Learning from La Vacherie, Blanquefort

  • Year 2011
  • Architects Kinya Maruyama, Christophe Hutin
  • Location Blanquefort, France

The dairy farm project in Blanquefort was a perpetual beginning. We always wanted to start things without ever finishing them. The process of an architectural project begins with an idea and then all the energy is put into making the building look like the idea. In contrast to this approach, we wanted to allow freedom, improvisation, and life to animate this project. The idea was to turn the agricultural building into a venue for learning in an open environment, offering an experience contrary to the situations of confinement in many institutions.

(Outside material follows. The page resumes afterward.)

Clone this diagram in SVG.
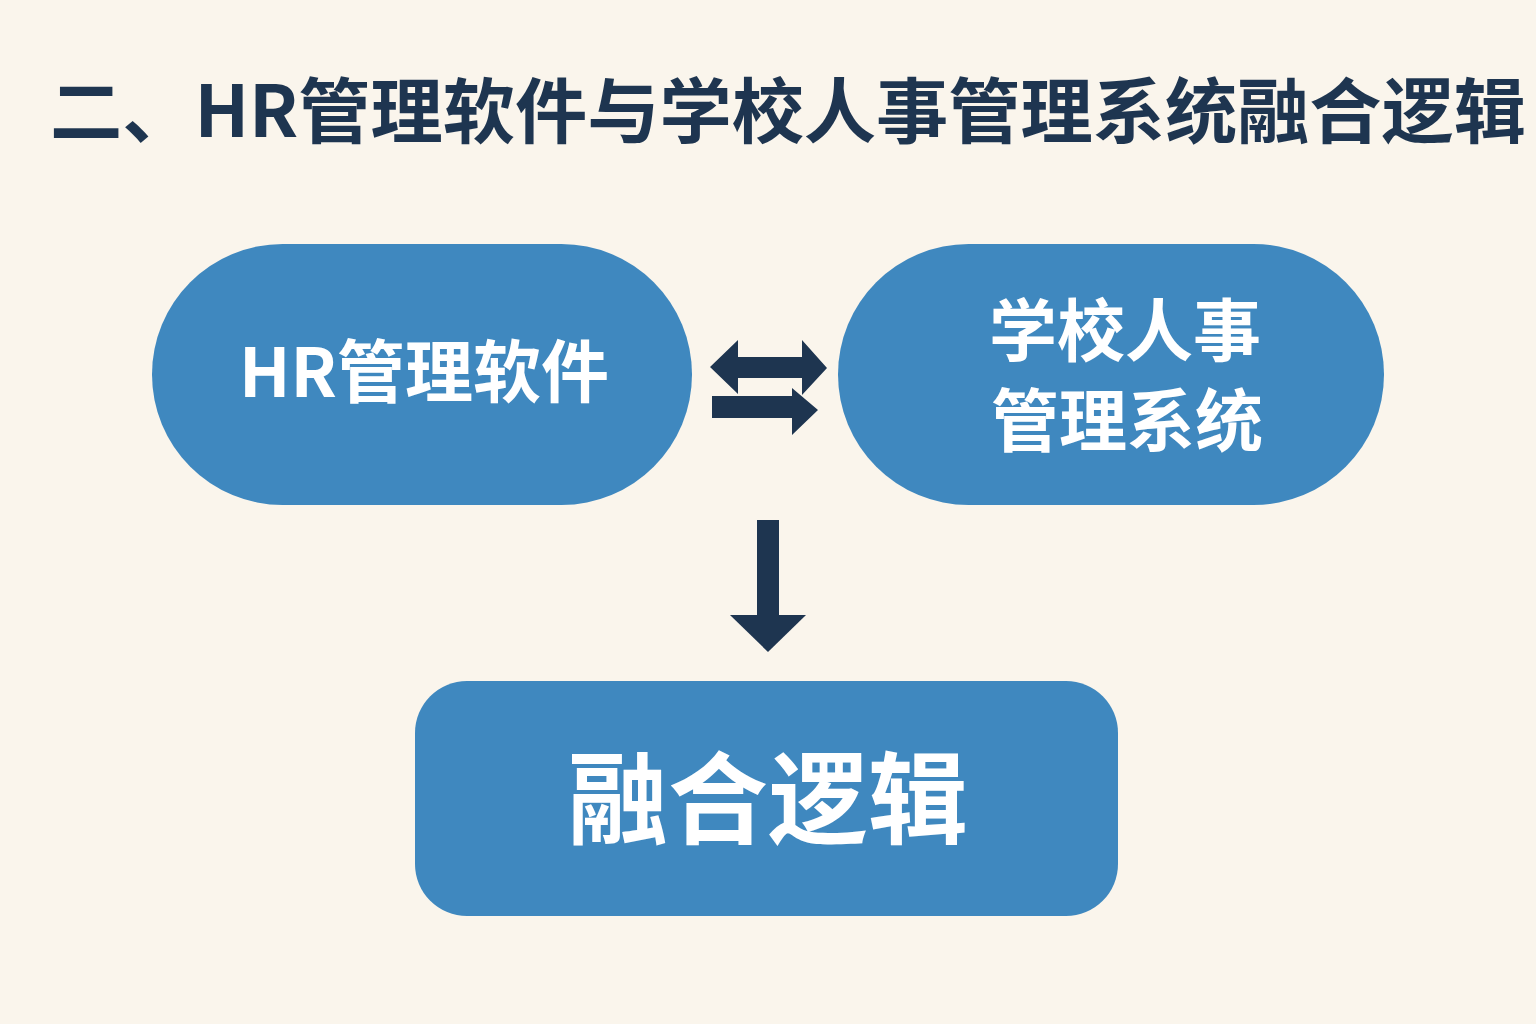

At the outset, the idea was to reinstall a stockbreeder, welcome a young audience for short stays, and create a venue for artistic activities. This combination was to decompartmentalize themes, practices, and uses.
During the project studies, we set up events and called upon socio-cultural actors. Even before the work was done, the idea was to inhabit the place, bring it to life, and test its operating mode. We organized a workshop with Kynia Maruyama and worked with the town social center and the Fondation d’Auteuil. We also organized a workshop at the Abadie Center, which cares for young teenagers who are anorexic or suicidal. They built birdhouses and installed them as part of the workshop. In this way, we were able to test several things that could be considered as “failed” because they did not lead to anything demonstrative architecturally, but they enabled us to start the process of achieving the project’s objectives. The workshops allowed us to reflect on what to do and how to do it, test our initial ambition, confront various audiences, and answer the question of what architecture can contribute to this kind of project.